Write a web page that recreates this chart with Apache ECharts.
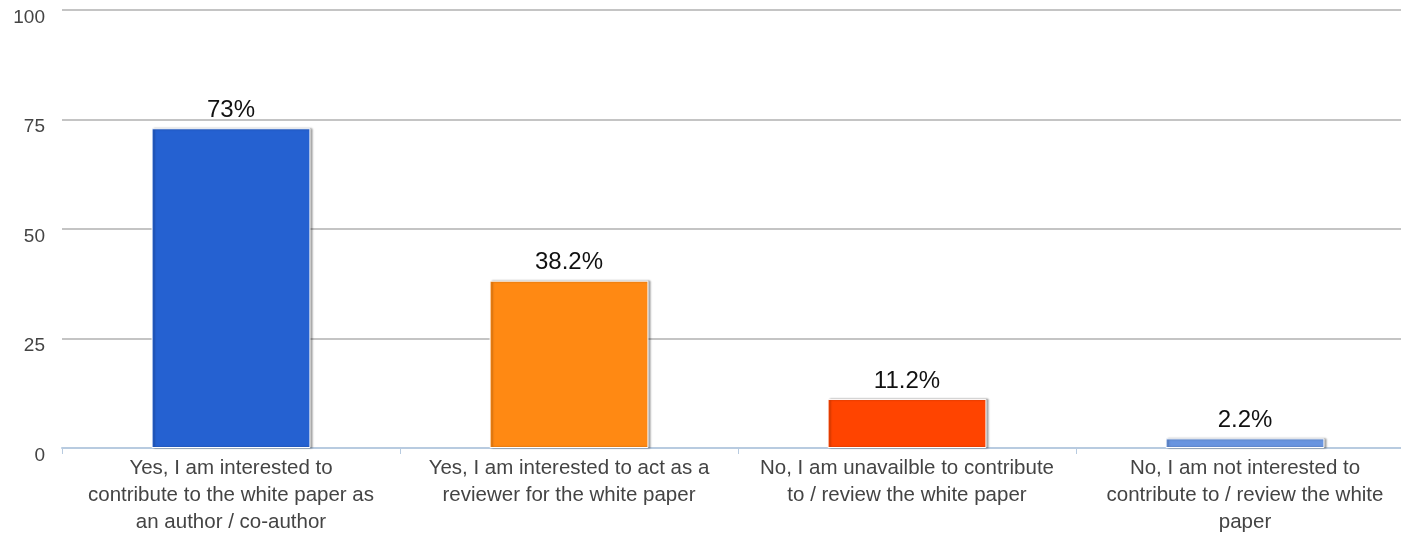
<!DOCTYPE html>
<html><head><meta charset="utf-8">
<script src="https://cdn.jsdelivr.net/npm/echarts@6/dist/echarts.min.js"></script>
<style>html,body{margin:0;padding:0;background:#fff;overflow:hidden}#c{width:1401px;height:533px}</style>
</head><body><div id="c"></div>
<script>
const categories = [
  "Yes, I am interested to\ncontribute to the white paper as\nan author / co-author",
  "Yes, I am interested to act as a\nreviewer for the white paper",
  "No, I am unavailble to contribute\nto / review the white paper",
  "No, I am not interested to\ncontribute to / review the white\npaper"
];
const values = [73, 38.2, 11.2, 2.2];
const colors = ["#2561d1", "#ff8913", "#ff4400", "#6995e0"];
const yTicks = [0, 25, 50, 75, 100];

const chart = echarts.init(document.getElementById('c'));
chart.setOption({
  animation: false,
  grid: {left: 62, top: 10, width: 1352, height: 438, containLabel: false, outerBoundsMode: 'none'},
  xAxis: {
    type: 'category', data: categories,
    axisLine: {lineStyle: {color: '#b8cbe0', width: 2}},
    axisTick: {show: true, length: 6, lineStyle: {color: '#b8cbe0'}},
    axisLabel: {color: '#444', fontSize: 20.5, fontFamily: 'Liberation Sans, Arial', lineHeight: 27, margin: 7, interval: 0}
  },
  yAxis: {
    type: 'value', min: yTicks[0], max: yTicks[yTicks.length-1], interval: 25,
    axisLine: {show: false}, axisTick: {show: false},
    splitLine: {lineStyle: {color: '#c4c4c4', width: 2}},
    axisLabel: {color: '#444', fontSize: 19, fontFamily: 'Liberation Sans, Arial', margin: 17, verticalAlign: 'top', lineHeight: 15}
  },
  series: [{
    type: 'bar', barWidth: '47%',
    data: values.map((v, i) => ({value: v, itemStyle: {color: colors[i]}})),
    itemStyle: {borderColor: '#fff', borderWidth: 1, shadowColor: 'rgba(0,0,0,0.35)', shadowOffsetX: 2, shadowOffsetY: 0, shadowBlur: 2},
    label: {show: true, position: 'top', distance: 6, color: '#111', fontSize: 24, fontFamily: 'Liberation Sans, Arial',
      formatter: p => p.value + '%'}
  }]
});
</script></body></html>
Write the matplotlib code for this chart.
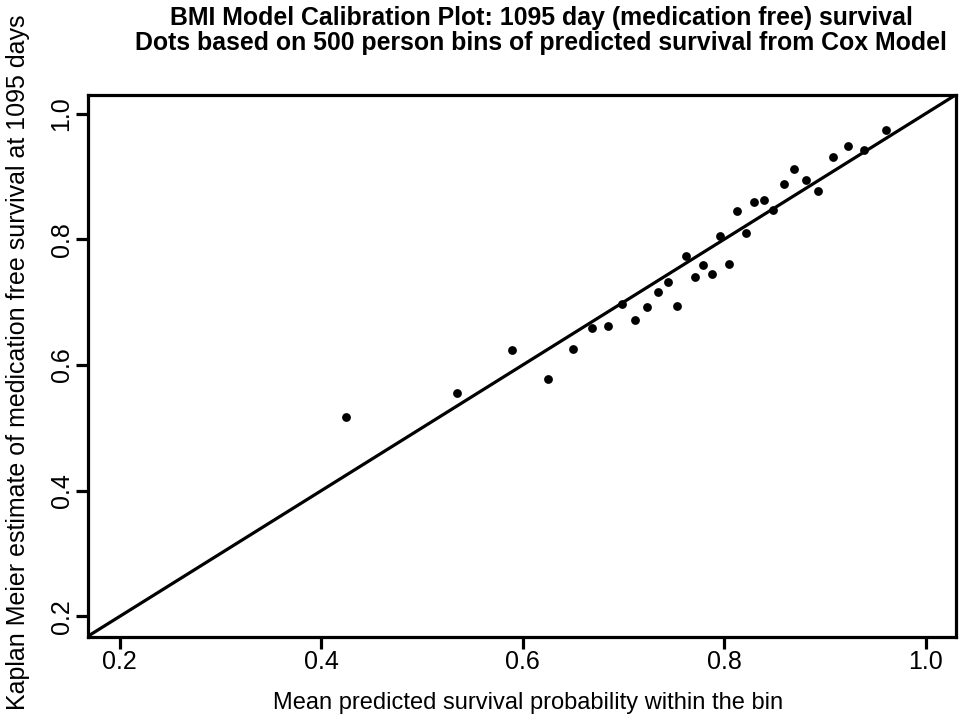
import matplotlib
matplotlib.use("Agg")
import matplotlib.pyplot as plt

plt.rcParams['font.family'] = ['Liberation Sans', 'DejaVu Sans']

pred = [0.4250, 0.5346, 0.5889, 0.6247, 0.6502, 0.6683, 0.6846, 0.6984,
        0.7116, 0.7236, 0.7339, 0.7438, 0.7533, 0.7622, 0.7707, 0.7793,
        0.7874, 0.7959, 0.8044, 0.8129, 0.8217, 0.8299, 0.8391, 0.8483,
        0.8590, 0.8696, 0.8810, 0.8930, 0.9076, 0.9228, 0.9388, 0.9604]
km = [0.5176, 0.5549, 0.6239, 0.5772, 0.6260, 0.6590, 0.6622, 0.6967,
      0.6712, 0.6920, 0.7163, 0.7327, 0.6945, 0.7732, 0.7402, 0.7594,
      0.7450, 0.8056, 0.7614, 0.8443, 0.8099, 0.8593, 0.8625, 0.8459,
      0.8880, 0.9124, 0.8948, 0.8768, 0.9310, 0.9479, 0.9422, 0.9734]
ticks = [0.2, 0.4, 0.6, 0.8, 1.0]
tick_labels = ["0.2", "0.4", "0.6", "0.8", "1.0"]

title_lines = ["BMI Model Calibration Plot: 1095 day (medication free) survival",
               "Dots based on 500 person bins of predicted survival from Cox Model"]
xlabel = "Mean predicted survival probability within the bin"
ylabel = "Kaplan Meier estimate of medication free survival at 1095 days"

W, H = 959, 725
fig = plt.figure(figsize=(W / 100, H / 100), dpi=100)
ax = fig.add_axes([87.5 / W, 1 - 636.5 / H, (955.5 - 87.5) / W, (636.5 - 95) / H])

lo, hi = 0.168, 1.0295
ax.set_xlim(lo, hi)
ax.set_ylim(lo, hi)
ax.plot([lo, hi], [lo, hi], color='black', lw=2.3, solid_capstyle='butt')
ax.scatter(pred, km, s=40, color='black', zorder=3, linewidths=0)

for s in ax.spines.values():
    s.set_linewidth(2.3)
ax.set_xticks(ticks)
ax.set_xticklabels(tick_labels)
ax.set_yticks(ticks)
ax.set_yticklabels(tick_labels, rotation=90, va='center')
ax.tick_params(direction='out', length=8.5, width=2.3, labelsize=18)
ax.tick_params(axis='x', pad=1.5)
ax.tick_params(axis='y', pad=1.5)

fig.text(528 / W, 1 - 703 / H, xlabel, ha='center', va='center', fontsize=17)
fig.text(18 / W, 1 - 362.5 / H, ylabel, ha='center', va='center',
         rotation=90, fontsize=18)

fig.text(541 / W, 1 - 18 / H, title_lines[0], ha='center', va='center',
         fontsize=17.9, fontweight='bold')
fig.text(541 / W, 1 - 43 / H, title_lines[1], ha='center', va='center',
         fontsize=17.9, fontweight='bold')

fig.savefig("out.png", dpi=100)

-=-=-=-=-

Given instruction = Keep the images out of the copy. Repeat word for word only the lines from the one containing "Write the matplotlib code for this chart." through the one containing "Meier estimate of", both ends included.

Written answer =
Write the matplotlib code for this chart.
import matplotlib
matplotlib.use("Agg")
import matplotlib.pyplot as plt

plt.rcParams['font.family'] = ['Liberation Sans', 'DejaVu Sans']

pred = [0.4250, 0.5346, 0.5889, 0.6247, 0.6502, 0.6683, 0.6846, 0.6984,
        0.7116, 0.7236, 0.7339, 0.7438, 0.7533, 0.7622, 0.7707, 0.7793,
        0.7874, 0.7959, 0.8044, 0.8129, 0.8217, 0.8299, 0.8391, 0.8483,
        0.8590, 0.8696, 0.8810, 0.8930, 0.9076, 0.9228, 0.9388, 0.9604]
km = [0.5176, 0.5549, 0.6239, 0.5772, 0.6260, 0.6590, 0.6622, 0.6967,
      0.6712, 0.6920, 0.7163, 0.7327, 0.6945, 0.7732, 0.7402, 0.7594,
      0.7450, 0.8056, 0.7614, 0.8443, 0.8099, 0.8593, 0.8625, 0.8459,
      0.8880, 0.9124, 0.8948, 0.8768, 0.9310, 0.9479, 0.9422, 0.9734]
ticks = [0.2, 0.4, 0.6, 0.8, 1.0]
tick_labels = ["0.2", "0.4", "0.6", "0.8", "1.0"]

title_lines = ["BMI Model Calibration Plot: 1095 day (medication free) survival",
               "Dots based on 500 person bins of predicted survival from Cox Model"]
xlabel = "Mean predicted survival probability within the bin"
ylabel = "Kaplan Meier estimate of medication free survival at 1095 days"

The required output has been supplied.